La curiosidad me embargó y tan pronto como me fue posible le pregunté a una joven campesina que participaba en la construcción de los PDET sobre el hombre que había visto antes, ella me explicó que se trataba de un indígena arhuaco; que ésta cultura consideraba el territorio un ser viviente conformado por el espacio físico y espiritual donde se despliega la cultura, el conocimiento y las relaciones sociales que establecen el fundamento de la persistencia como pueblo y que al estar ubicado sobre la parte baja de la Sierra Nevada de Santa Martha, cuenta con la afluencia de varios transeúntes de ésta tribu. Ahora comprendía el porqué del nombre del municipio.

El clima, según me dijeron sus habitantes, ha cambiado debido al calentamiento global. Los pobladores explicaban que antes era frío, que la temperatura llegaba a ser similar a la de Bogotá. Sin embargo, la mañana en la que arribé al lugar, el bochorno parecía dejar claro que la niebla de la Sierra se consumía entre los abusos de una humanidad consumista encerrada en un sistema del que es un reto no hacer parte.

Como ya mencioné antes, es al caer la noche que la brisa helada empieza a erizar pieles y hacer titiritar dientes.  Para dormir es necesario arroparse con cobijas de lana y al tomar una ducha el agua puede destemplar el cuerpo de quienes no estamos acostumbrados a esa temperatura. “Es así de fría porque viene directo de la Sierra”, me explicó un trabajador de la casa campo.

Una vez estuvimos organizados en las mesas de trabajo, las ideas e iniciativas iban y venían entre los campesinos que representaban a sus veredas en esta etapa de construcción de los PDET y dos días después se logró concluir la fase del Pacto Comunitario; tal hecho significaba una hazaña, pues durante los eventos realizados en el Cesar, siempre se necesitaban tres días y poco tiempo quedaba para la diversión y el esparcimiento.
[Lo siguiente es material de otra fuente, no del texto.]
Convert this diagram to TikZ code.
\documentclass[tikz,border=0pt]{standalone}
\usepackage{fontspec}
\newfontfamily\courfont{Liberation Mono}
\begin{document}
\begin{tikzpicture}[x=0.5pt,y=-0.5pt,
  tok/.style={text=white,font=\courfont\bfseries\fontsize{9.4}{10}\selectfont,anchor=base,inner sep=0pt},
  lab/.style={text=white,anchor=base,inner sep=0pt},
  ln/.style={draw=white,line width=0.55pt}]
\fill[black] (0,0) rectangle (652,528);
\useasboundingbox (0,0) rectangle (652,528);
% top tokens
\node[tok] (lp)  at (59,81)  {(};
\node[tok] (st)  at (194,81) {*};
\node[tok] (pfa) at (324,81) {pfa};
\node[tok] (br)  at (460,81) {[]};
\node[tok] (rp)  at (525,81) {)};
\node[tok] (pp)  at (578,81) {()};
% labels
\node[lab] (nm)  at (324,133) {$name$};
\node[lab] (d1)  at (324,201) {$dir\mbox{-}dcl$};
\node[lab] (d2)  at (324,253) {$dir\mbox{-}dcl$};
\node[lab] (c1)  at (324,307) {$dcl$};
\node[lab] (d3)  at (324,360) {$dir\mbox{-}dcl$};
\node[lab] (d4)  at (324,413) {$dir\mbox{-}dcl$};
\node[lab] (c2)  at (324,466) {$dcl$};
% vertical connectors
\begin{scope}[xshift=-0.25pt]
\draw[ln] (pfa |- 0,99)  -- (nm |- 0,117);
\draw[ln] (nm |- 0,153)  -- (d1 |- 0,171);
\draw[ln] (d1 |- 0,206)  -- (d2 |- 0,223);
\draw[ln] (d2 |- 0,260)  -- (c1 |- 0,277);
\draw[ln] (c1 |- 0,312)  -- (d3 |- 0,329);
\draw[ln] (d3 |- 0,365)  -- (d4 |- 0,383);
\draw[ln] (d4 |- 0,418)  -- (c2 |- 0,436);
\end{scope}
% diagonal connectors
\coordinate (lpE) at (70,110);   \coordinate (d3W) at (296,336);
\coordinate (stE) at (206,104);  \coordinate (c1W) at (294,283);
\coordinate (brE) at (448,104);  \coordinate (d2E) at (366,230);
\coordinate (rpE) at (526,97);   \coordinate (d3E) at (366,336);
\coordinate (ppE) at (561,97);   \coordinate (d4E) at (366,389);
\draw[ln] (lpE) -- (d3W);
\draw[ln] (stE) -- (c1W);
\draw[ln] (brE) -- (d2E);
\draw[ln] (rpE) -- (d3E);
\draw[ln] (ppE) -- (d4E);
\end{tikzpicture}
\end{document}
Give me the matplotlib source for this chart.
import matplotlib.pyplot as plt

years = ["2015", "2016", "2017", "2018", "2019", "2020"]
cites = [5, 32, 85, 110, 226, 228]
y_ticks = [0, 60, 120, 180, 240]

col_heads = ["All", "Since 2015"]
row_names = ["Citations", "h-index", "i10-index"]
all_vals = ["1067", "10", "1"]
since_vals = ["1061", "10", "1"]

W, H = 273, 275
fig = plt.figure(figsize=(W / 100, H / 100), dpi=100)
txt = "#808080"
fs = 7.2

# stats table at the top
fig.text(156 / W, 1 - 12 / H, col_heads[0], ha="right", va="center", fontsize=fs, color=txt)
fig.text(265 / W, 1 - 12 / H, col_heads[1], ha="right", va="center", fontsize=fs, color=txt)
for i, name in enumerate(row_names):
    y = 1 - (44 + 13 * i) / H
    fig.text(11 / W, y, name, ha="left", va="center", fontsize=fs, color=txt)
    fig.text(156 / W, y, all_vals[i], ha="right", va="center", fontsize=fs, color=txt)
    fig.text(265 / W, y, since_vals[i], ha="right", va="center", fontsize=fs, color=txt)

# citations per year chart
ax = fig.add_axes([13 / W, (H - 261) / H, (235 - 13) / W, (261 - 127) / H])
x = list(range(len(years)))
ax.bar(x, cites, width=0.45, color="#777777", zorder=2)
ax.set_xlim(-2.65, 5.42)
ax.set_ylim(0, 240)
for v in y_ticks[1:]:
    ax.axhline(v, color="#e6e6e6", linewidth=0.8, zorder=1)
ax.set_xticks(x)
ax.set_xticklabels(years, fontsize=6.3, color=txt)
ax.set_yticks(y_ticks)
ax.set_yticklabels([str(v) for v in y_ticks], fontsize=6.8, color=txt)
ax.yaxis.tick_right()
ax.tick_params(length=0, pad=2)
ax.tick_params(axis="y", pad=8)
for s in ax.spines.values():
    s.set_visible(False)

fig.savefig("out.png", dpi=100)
En Pueblo Bello, los participantes tuvieron un día entero para gozar a ritmos autóctonos de su región con melodías entonadas por la caja, la guacharaca y el acordeón de un conjunto musical local.
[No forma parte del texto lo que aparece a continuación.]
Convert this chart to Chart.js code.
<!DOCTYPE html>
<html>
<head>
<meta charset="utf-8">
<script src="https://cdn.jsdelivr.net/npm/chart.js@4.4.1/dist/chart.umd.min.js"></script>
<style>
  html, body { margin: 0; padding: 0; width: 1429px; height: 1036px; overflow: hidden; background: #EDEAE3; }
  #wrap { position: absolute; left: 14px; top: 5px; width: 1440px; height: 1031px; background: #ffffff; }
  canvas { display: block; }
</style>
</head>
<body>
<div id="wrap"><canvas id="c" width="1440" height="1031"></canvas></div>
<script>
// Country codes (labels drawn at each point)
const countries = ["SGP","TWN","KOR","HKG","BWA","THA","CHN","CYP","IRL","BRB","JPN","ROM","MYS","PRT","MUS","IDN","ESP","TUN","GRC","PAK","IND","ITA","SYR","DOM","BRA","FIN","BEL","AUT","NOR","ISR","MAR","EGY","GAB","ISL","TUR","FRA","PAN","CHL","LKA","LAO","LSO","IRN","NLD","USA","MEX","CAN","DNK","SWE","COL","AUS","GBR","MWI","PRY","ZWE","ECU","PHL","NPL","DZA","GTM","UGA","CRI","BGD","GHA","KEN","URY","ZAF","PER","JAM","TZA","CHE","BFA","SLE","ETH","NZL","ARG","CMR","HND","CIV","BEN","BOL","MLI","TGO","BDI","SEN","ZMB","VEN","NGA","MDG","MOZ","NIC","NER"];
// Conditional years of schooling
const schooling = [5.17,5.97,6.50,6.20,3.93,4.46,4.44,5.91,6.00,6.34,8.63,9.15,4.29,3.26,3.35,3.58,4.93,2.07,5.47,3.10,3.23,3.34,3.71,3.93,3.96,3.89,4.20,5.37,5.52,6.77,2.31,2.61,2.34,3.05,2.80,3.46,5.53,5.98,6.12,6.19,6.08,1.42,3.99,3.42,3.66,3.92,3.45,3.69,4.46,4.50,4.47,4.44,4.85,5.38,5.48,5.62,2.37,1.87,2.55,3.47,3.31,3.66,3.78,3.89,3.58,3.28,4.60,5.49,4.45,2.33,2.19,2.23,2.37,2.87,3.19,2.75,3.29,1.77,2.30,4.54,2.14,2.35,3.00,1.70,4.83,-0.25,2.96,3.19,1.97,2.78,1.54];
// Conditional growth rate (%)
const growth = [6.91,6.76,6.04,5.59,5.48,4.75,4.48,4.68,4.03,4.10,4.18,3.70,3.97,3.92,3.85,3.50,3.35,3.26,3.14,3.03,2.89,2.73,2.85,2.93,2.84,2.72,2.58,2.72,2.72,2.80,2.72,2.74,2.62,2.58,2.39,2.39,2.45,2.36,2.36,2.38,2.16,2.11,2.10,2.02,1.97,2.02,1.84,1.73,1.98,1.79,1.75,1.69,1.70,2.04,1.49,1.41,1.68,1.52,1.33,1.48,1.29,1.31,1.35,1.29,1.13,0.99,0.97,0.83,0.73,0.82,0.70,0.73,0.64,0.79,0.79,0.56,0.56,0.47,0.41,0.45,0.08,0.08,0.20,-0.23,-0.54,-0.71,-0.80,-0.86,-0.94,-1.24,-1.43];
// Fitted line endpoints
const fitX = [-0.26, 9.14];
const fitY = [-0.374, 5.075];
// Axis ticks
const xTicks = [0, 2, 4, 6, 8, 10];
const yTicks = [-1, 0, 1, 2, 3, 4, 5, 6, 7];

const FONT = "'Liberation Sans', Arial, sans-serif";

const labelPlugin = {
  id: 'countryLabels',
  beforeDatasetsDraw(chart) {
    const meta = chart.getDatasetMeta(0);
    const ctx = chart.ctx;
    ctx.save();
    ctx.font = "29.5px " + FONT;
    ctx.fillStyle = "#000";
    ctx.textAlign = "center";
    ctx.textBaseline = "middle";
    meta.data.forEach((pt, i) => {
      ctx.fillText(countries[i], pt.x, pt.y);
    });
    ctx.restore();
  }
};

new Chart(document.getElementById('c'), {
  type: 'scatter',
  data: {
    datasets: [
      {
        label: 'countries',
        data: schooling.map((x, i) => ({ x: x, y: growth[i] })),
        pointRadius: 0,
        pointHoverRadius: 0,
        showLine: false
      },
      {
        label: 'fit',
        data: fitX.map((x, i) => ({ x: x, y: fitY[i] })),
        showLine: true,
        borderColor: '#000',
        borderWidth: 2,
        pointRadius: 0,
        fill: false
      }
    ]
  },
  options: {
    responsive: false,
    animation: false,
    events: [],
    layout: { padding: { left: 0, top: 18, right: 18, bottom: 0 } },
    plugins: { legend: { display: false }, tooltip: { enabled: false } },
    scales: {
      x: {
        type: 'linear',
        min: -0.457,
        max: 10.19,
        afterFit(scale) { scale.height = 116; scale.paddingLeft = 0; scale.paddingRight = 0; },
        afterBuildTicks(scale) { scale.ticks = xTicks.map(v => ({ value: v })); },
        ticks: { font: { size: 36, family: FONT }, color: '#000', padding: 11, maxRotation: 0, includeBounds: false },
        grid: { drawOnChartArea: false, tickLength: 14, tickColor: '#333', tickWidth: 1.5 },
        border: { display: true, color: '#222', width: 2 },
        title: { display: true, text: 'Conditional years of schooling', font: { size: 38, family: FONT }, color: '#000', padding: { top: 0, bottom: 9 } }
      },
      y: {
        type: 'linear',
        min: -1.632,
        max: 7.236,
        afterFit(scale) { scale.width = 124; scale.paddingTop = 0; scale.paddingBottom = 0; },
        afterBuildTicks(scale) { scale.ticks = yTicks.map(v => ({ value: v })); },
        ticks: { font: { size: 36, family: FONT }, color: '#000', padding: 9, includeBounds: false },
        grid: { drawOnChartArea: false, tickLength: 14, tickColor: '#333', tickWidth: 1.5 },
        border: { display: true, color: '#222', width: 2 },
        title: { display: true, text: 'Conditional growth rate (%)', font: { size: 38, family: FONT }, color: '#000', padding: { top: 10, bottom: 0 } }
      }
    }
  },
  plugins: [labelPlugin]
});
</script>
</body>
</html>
De aquel viaje me quedó el recuerdo de una mochila arhuaca obsequiada por una de las campesinas a las que apoyé en la mesa de trabajo y las historias de un pasado demoledor causado por el conflicto armado interno. “Una vez escuché la historia de un hombre, él comentó que a la finca en la que vivió durante su niñez, llegaron guerrilleros y mataron a su madre. El infante tuvo que quedarse cuidando su cadáver para evitar que los marranos se lo comieran” recordó una lideresa de piel morena y cabello oscuro, de esos a los que suelen llamar ‘pelo malo’. Pasajes de experiencias desgarradoras que vistas desde afuera, parecen irreales pero que en las memorias de las víctimas se reproducen tan vívidas que sus protagonistas parecen atrapados en una brecha, sin más escapatoria que el perdón para mantener la cordura.

No obstante, prevalece la experiencia vivida, la oportunidad de creer que la realidad puede volcarse sobre el futuro incierto, un futuro que depende de un presente construido por jóvenes que le apuestan a un país capaz de perdonar y reconciliarse con un pasado sangriento sin olvidar sus consecuencias para no repetirlas.